Voici quelques jours, j’étais interviewé par un journaliste de Bel-RTL au sujet de la Pologne. La question portait sur le niveau élevé des allocations familiales dans ce pays. Faut-il y voir ou non un modèle à suivre au niveau européen? Le niveau des allocations familiales en Pologne avoisinent les 25% du salaire mensuel moyen. Avec le programme 500+, chaque couple ayant deux enfants à charge reçoit 500 złotys – près de 120 euros – par mois. De prime abord, on imagine difficilement quelqu’un s’opposer à une telle mesure, harmonisée au niveau européen. Toutefois, il faut certainement se poser la question de l’objectif poursuivi par le gouvernement polonais.
À l’origine, les allocations familiales polonaises faisaient partie d’une politique visant à encourager la natalité. Progressivement, les allocations familiales se sont muées en compléments de rémunération pour les ménages avec enfants. Un appoint non négligeable, en particulier pour les personnes aux revenus moins élevés.
Mais il faut garder à l’esprit que la Pologne est actuellement dirigée par un gouvernement ultraconservateur. Ses dirigeants ont prouvé à maintes reprises qu’ils étaient en rupture avec les valeurs fondamentales de l’Union européenne. À titre d’exemples, citons le refus d’accueillir des réfugiés, des atteintes aux droits des femmes dont celui à l’avortement, des reculs des libertés économiques, comme la neutralisation des contre-pouvoirs dont la justice, le tribunal constitutionnel ou les médias.
Le refus de l’immigration correspond à la volonté du gouvernement de conserver une Pologne centrée sur les valeurs catholiques. Dans cette conception, l’étranger – en particulier celui qui ne partage pas la même religion – est une menace. Or, en Pologne comme dans d’autres pays, le vieillissement de la population constitue un défi. Payer les retraites nécessite d’avoir une jeune main d’œuvre qui cotise. Et dès lors que vous faites une croix sur l’immigration, il devient nécessaire de « compenser » en favorisant la natalité afin d’équilibrer les évolutions démographiques.
De plus, le PiS, parti au pouvoir en Pologne, semble avoir une conception bien singulière du rôle de la femme. Celle-ci doit être avant tout une mère s’occupant des enfants. Sa place serait donc à la maison et, par conséquent, les allocations familiales doivent l’encourager.

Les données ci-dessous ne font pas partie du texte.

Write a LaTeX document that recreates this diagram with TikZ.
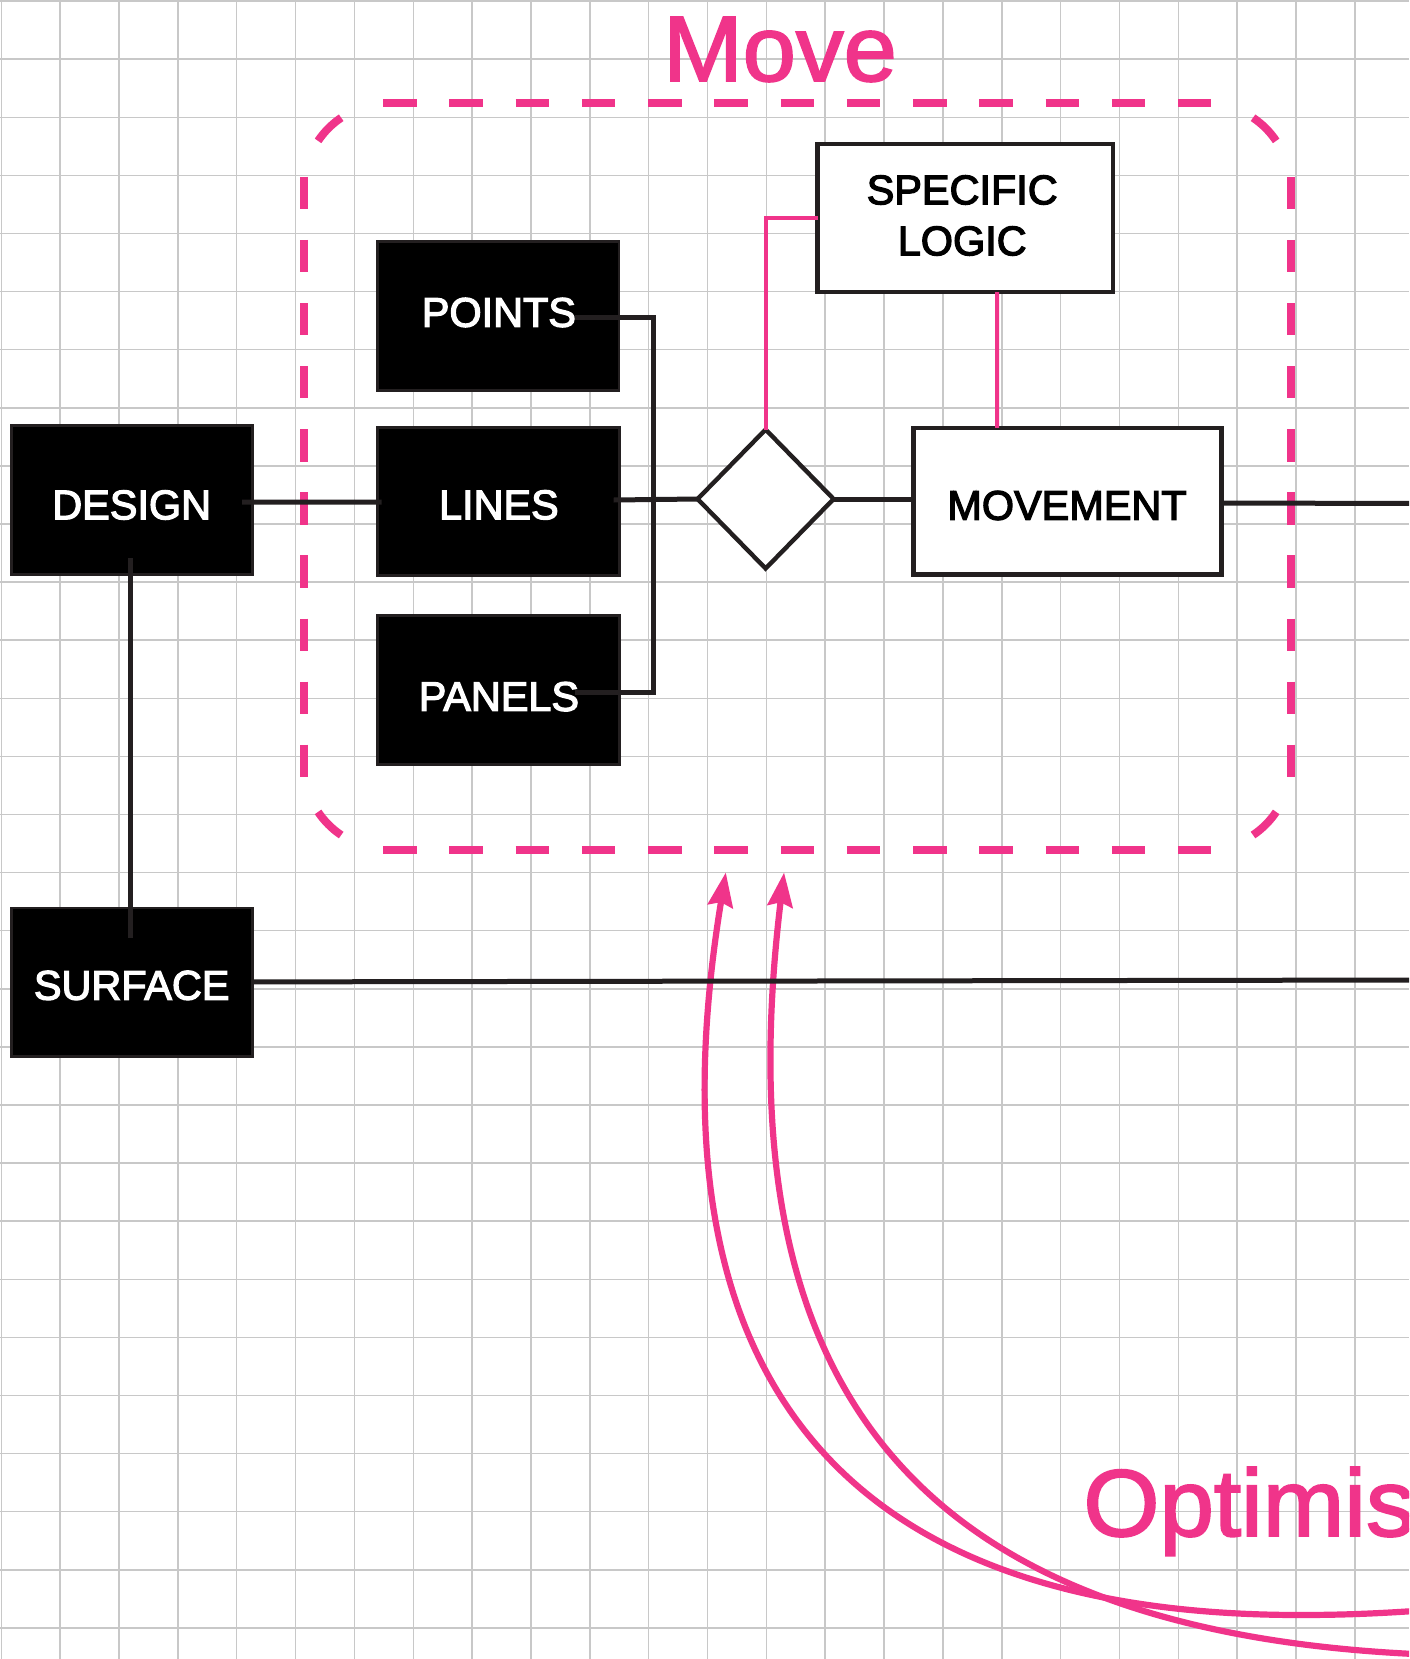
\documentclass[tikz,border=0pt]{standalone}
\usepackage{fontspec}
\setmainfont{Liberation Sans}
\newfontfamily\boxfont[FakeBold=3]{Liberation Sans}
\newfontfamily\bigfont[FakeBold=2,FakeStretch=1.03]{Liberation Sans}
\usetikzlibrary{shapes.geometric,arrows.meta,calc}
\definecolor{pinkc}{RGB}{240,52,138}
\definecolor{inkc}{RGB}{35,31,32}
\definecolor{gridc}{RGB}{200,200,200}
\tikzset{
  blackbox/.style={rectangle,fill=black,draw=inkc,line width=1.4pt,inner sep=0pt,outer sep=0pt},
  whitebox/.style={rectangle,fill=white,draw=inkc,line width=2.2pt,inner sep=0pt,outer sep=0pt},
  decision/.style={diamond,fill=white,draw=inkc,line width=2.2pt,inner sep=0pt,outer sep=0pt},
  wlabel/.style={text=white,font=\boxfont\fontsize{20.7pt}{25pt}\selectfont,inner sep=0pt,align=center},
  klabel/.style={text=black,font=\boxfont\fontsize{20.7pt}{25.5pt}\selectfont,inner sep=0pt,align=center},
  blk/.style={draw=inkc,line width=2.5pt},
  pinkln/.style={draw=pinkc,line width=2pt},
  pinkdash/.style={draw=pinkc,line width=4pt},
  bigtitle/.style={text=pinkc,font=\bigfont\fontsize{46.4pt}{50pt}\selectfont,inner sep=0pt,anchor=base west},
  curvearrow/.style={draw=pinkc,line width=3.1pt,-{Stealth[length=17pt,width=12.5pt,inset=2pt]}}
}
\begin{document}
\begin{tikzpicture}[x=0.5pt,y=-0.5pt]
\useasboundingbox (0,0) rectangle (1409,1659);
\clip (0,0) rectangle (1409,1659);
\fill[white] (0,0) rectangle (1409,1659);
% grid
\foreach \k in {0,...,23} {\draw[gridc,line width=0.75pt] ({1.3+58.85*\k},0) -- ({1.3+58.85*\k},1659);}
\foreach \k in {0,...,28} {\draw[gridc,line width=0.75pt] (0,{1.1+58.1*\k}) -- (1409,{1.1+58.1*\k});}

% dashed group frame (Move)
\draw[pinkdash,dash pattern=on 16.75pt off 16.375pt] (383,103.3) -- (1211,103.3);
\draw[pinkdash,dash pattern=on 16.75pt off 16.375pt] (383,849.5) -- (1211,849.5);
\draw[pinkdash,dash pattern=on 16.15pt off 15.4pt] (303.6,176.8) -- (303.6,776.8);
\draw[pinkdash,dash pattern=on 16.15pt off 15.4pt] (1290.6,176.8) -- (1290.6,776.8);
\coordinate (ctl) at (388.6,188.3);
\coordinate (ctr) at (1205.6,188.3);
\coordinate (cbr) at (1205.6,764.5);
\coordinate (cbl) at (388.6,764.5);
\draw[pinkdash] ($(ctl)+(213.9:85)$) arc[start angle=213.9,end angle=236.1,radius=85];
\draw[pinkdash] ($(ctr)+(303.9:85)$) arc[start angle=303.9,end angle=326.1,radius=85];
\draw[pinkdash] ($(cbr)+(33.9:85)$) arc[start angle=33.9,end angle=56.1,radius=85];
\draw[pinkdash] ($(cbl)+(123.9:85)$) arc[start angle=123.9,end angle=146.1,radius=85];

\node[bigtitle] (movetitle) at (662.7,81) {Move};
\node[bigtitle,font=\bigfont\fontsize{47.5pt}{50pt}\selectfont] (opttitle) at (1083,1536) {Optimis};

% boxes
\node[blackbox,minimum width=120.4pt,minimum height=74.5pt] (design) at (131.7,500) {};
\node[blackbox,minimum width=120.6pt,minimum height=74.5pt] (points) at (498.4,316.3) {};
\node[blackbox,minimum width=120.8pt,minimum height=74.2pt] (lines) at (498.3,501.3) {};
\node[blackbox,minimum width=120.8pt,minimum height=74.2pt] (panels) at (498.3,690) {};
\node[blackbox,minimum width=120.4pt,minimum height=74.3pt] (surface) at (131.7,982.3) {};
\node[whitebox,minimum width=147.7pt,minimum height=74pt] (spec) at (965.2,218.2) {};
\node[whitebox,minimum width=154pt,minimum height=73.4pt] (movement) at (1067.4,501.2) {};
\node[decision,minimum width=68pt,minimum height=69.5pt] (dia) at (765.6,499) {};

% labels
\node[wlabel] (designtxt) at (131.7,505) {DESIGN};
\node[wlabel] (pointstxt) at (498.9,312.5) {POINTS};
\node[wlabel] (linestxt) at (498.9,504.9) {LINES};
\node[wlabel] (panelstxt) at (498.9,696.6) {PANELS};
\node[wlabel] (surfacetxt) at (131.7,985.4) {SURFACE};
\node[klabel] (spectxt) at (962.2,215.5) {SPECIFIC\\LOGIC};
\node[klabel] (movementtxt) at (1067,505.5) {MOVEMENT};

% free ends outside the picture
\coordinate (outM) at (1430,503.3);
\coordinate (outS) at (1430,980);
\coordinate (srcA) at (1530,1601);
\coordinate (srcB) at (1530,1656);
\coordinate (tipA) at (725.8,872.5);
\coordinate (tipB) at (784.1,872.5);

% pink curved arrows (beneath black lines)
\draw[curvearrow] (srcA) .. controls (1420,1612) and (1360,1615) .. (1300,1615)
   .. controls (850,1615) and (641.6,1385.7) .. (tipA);
\draw[curvearrow] (srcB) .. controls (1515,1656) and (1507,1656) .. (1500,1656)
   .. controls (920,1656) and (720.5,1398.8) .. (tipB);

% pink connectors
\draw[pinkln] (spec.west) -| (dia.north);
\draw[pinkln] ($(spec.south)+(31.8,0)$) -- ($(movement.north)+(-70.4,0)$);

% black connectors
\draw[blk] ($(design.east)+(-10,2)$) -- ($(lines.west)+(4,0.7)$);
\draw[blk] ($(design.south)+(-1.3,-16.5)$) -- ($(surface.north)+(-1.3,29.5)$);
\draw[blk] ($(points.east)+(-44.5,1.3)$) -| ($(lines.east)+(33.9,0)$) |- ($(panels.east)+(-44.5,2.6)$);
\draw[blk] ($(lines.east)+(-5.5,-1.3)$) -- (dia.west);
\draw[blk] (dia.east) -- (movement.west |- dia.east);
\draw[blk] ($(movement.east)+(0,2)$) -- (outM);
\draw[blk] ($(surface.east)+(0,-0.4)$) -- (outS);
\end{tikzpicture}
\end{document}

L’Union européenne ne peut donc s’orienter vers ce type de politique familiale, sous-tendue par une vision particulièrement rétrograde de la société. Ces considérations ne sont pas l’apanage de la Pologne uniquement. En Hongrie, notamment, Monsieur Orbán et les membres de son gouvernement se font les chantres de l’illibéralisme, fondé sur une conception ultraconservatrice et nationaliste en totale opposition aux valeurs démocratiques européennes. On peut y voir l’expression d’une « extrême-droitisation » de nos sociétés que l’on retrouve malheureusement aussi hors de l’Union européenne, entre autres en Turquie avec Monsieur Erdoğan ou aux États-Unis avec Monsieur Trump.
Il est donc indispensable de contextualiser les mesures en regard de la situation d’un pays et dans le cadre des objectifs politiques poursuivis.